STATED GOAL -> Restate the whole of the material. Keep every word, and drop the pictures.

PROVIDED MATERIAL ->
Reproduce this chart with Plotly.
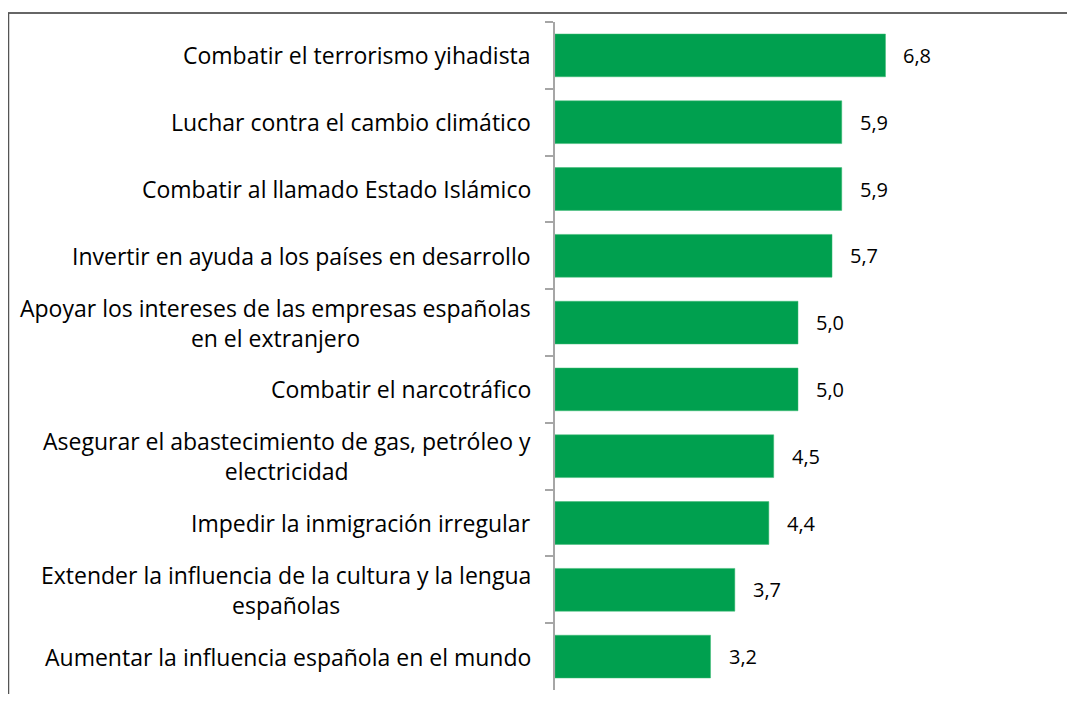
import plotly.graph_objects as go

categories = [
    "Combatir el terrorismo yihadista",
    "Luchar contra el cambio climático",
    "Combatir al llamado Estado Islámico",
    "Invertir en ayuda a los países en desarrollo",
    "Apoyar los intereses de las empresas españolas<br>en el extranjero",
    "Combatir el narcotráfico",
    "Asegurar el abastecimiento de gas, petróleo y<br>electricidad",
    "Impedir la inmigración irregular",
    "Extender la influencia de la cultura y la lengua<br>españolas",
    "Aumentar la influencia española en el mundo",
]
values = [6.8, 5.9, 5.9, 5.7, 5.0, 5.0, 4.5, 4.4, 3.7, 3.2]

FONT = "Open Sans"
OFF = 8  # default body margin of the html page
W, H = 1075 - 2 * OFF, 702 - 2 * OFF
L = 555 - OFF
T = 22 - OFF
pw = 486
ph = 668
R = W - L - pw
B = H - T - ph

fig = go.Figure()
fig.add_trace(go.Bar(
    y=categories, x=values, orientation="h",
    marker=dict(color="#00A04F", line=dict(color="#3DBB73", width=0.5)),
    width=0.64, hoverinfo="skip",
))

for c, v in zip(categories, values):
    fig.add_annotation(x=v, y=c, xref="x", yref="y", text=f"{v:.1f}".replace(".", ","),
                       showarrow=False, xanchor="left", xshift=16,
                       font=dict(family=FONT, size=20, color="#000000"))
    fig.add_annotation(x=0, y=c, xref="paper", yref="y", text=c,
                       showarrow=False, xanchor="right", xshift=-22, align="center",
                       font=dict(family=FONT, size=23, color="#000000"))

# outer frame (top and left edges), given in page pixels
def px2x(p):
    return (p - OFF - L) / pw
def py2y(p):
    return (T + ph - (p - OFF)) / ph

fig.add_shape(type="line", xref="paper", yref="paper",
              x0=px2x(8), x1=px2x(1080), y0=py2y(13), y1=py2y(13),
              line=dict(color="#333333", width=1.5))
fig.add_shape(type="line", xref="paper", yref="paper",
              x0=px2x(8.5), x1=px2x(8.5), y0=py2y(13), y1=py2y(710),
              line=dict(color="#555555", width=1.5))

fig.update_layout(
    width=W, height=H,
    margin=dict(l=L, r=R, t=T, b=B),
    plot_bgcolor="white", paper_bgcolor="white",
    showlegend=False,
    xaxis=dict(range=[0, 10], visible=False),
    yaxis=dict(autorange="reversed", showticklabels=False,
               showline=True, linecolor="#A6A6A6", linewidth=1.5,
               ticks="outside", ticklen=8, tickcolor="#A6A6A6", tickwidth=1.5,
               tickson="boundaries", showgrid=False, zeroline=False),
)

fig.write_html("out.html")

THE RESULT ->
Reproduce this chart with Plotly.
import plotly.graph_objects as go

categories = [
    "Combatir el terrorismo yihadista",
    "Luchar contra el cambio climático",
    "Combatir al llamado Estado Islámico",
    "Invertir en ayuda a los países en desarrollo",
    "Apoyar los intereses de las empresas españolas<br>en el extranjero",
    "Combatir el narcotráfico",
    "Asegurar el abastecimiento de gas, petróleo y<br>electricidad",
    "Impedir la inmigración irregular",
    "Extender la influencia de la cultura y la lengua<br>españolas",
    "Aumentar la influencia española en el mundo",
]
values = [6.8, 5.9, 5.9, 5.7, 5.0, 5.0, 4.5, 4.4, 3.7, 3.2]

FONT = "Open Sans"
OFF = 8  # default body margin of the html page
W, H = 1075 - 2 * OFF, 702 - 2 * OFF
L = 555 - OFF
T = 22 - OFF
pw = 486
ph = 668
R = W - L - pw
B = H - T - ph

fig = go.Figure()
fig.add_trace(go.Bar(
    y=categories, x=values, orientation="h",
    marker=dict(color="#00A04F", line=dict(color="#3DBB73", width=0.5)),
    width=0.64, hoverinfo="skip",
))

for c, v in zip(categories, values):
    fig.add_annotation(x=v, y=c, xref="x", yref="y", text=f"{v:.1f}".replace(".", ","),
                       showarrow=False, xanchor="left", xshift=16,
                       font=dict(family=FONT, size=20, color="#000000"))
    fig.add_annotation(x=0, y=c, xref="paper", yref="y", text=c,
                       showarrow=False, xanchor="right", xshift=-22, align="center",
                       font=dict(family=FONT, size=23, color="#000000"))

# outer frame (top and left edges), given in page pixels
def px2x(p):
    return (p - OFF - L) / pw
def py2y(p):
    return (T + ph - (p - OFF)) / ph

fig.add_shape(type="line", xref="paper", yref="paper",
              x0=px2x(8), x1=px2x(1080), y0=py2y(13), y1=py2y(13),
              line=dict(color="#333333", width=1.5))
fig.add_shape(type="line", xref="paper", yref="paper",
              x0=px2x(8.5), x1=px2x(8.5), y0=py2y(13), y1=py2y(710),
              line=dict(color="#555555", width=1.5))

fig.update_layout(
    width=W, height=H,
    margin=dict(l=L, r=R, t=T, b=B),
    plot_bgcolor="white", paper_bgcolor="white",
    showlegend=False,
    xaxis=dict(range=[0, 10], visible=False),
    yaxis=dict(autorange="reversed", showticklabels=False,
               showline=True, linecolor="#A6A6A6", linewidth=1.5,
               ticks="outside", ticklen=8, tickcolor="#A6A6A6", tickwidth=1.5,
               tickson="boundaries", showgrid=False, zeroline=False),
)

fig.write_html("out.html")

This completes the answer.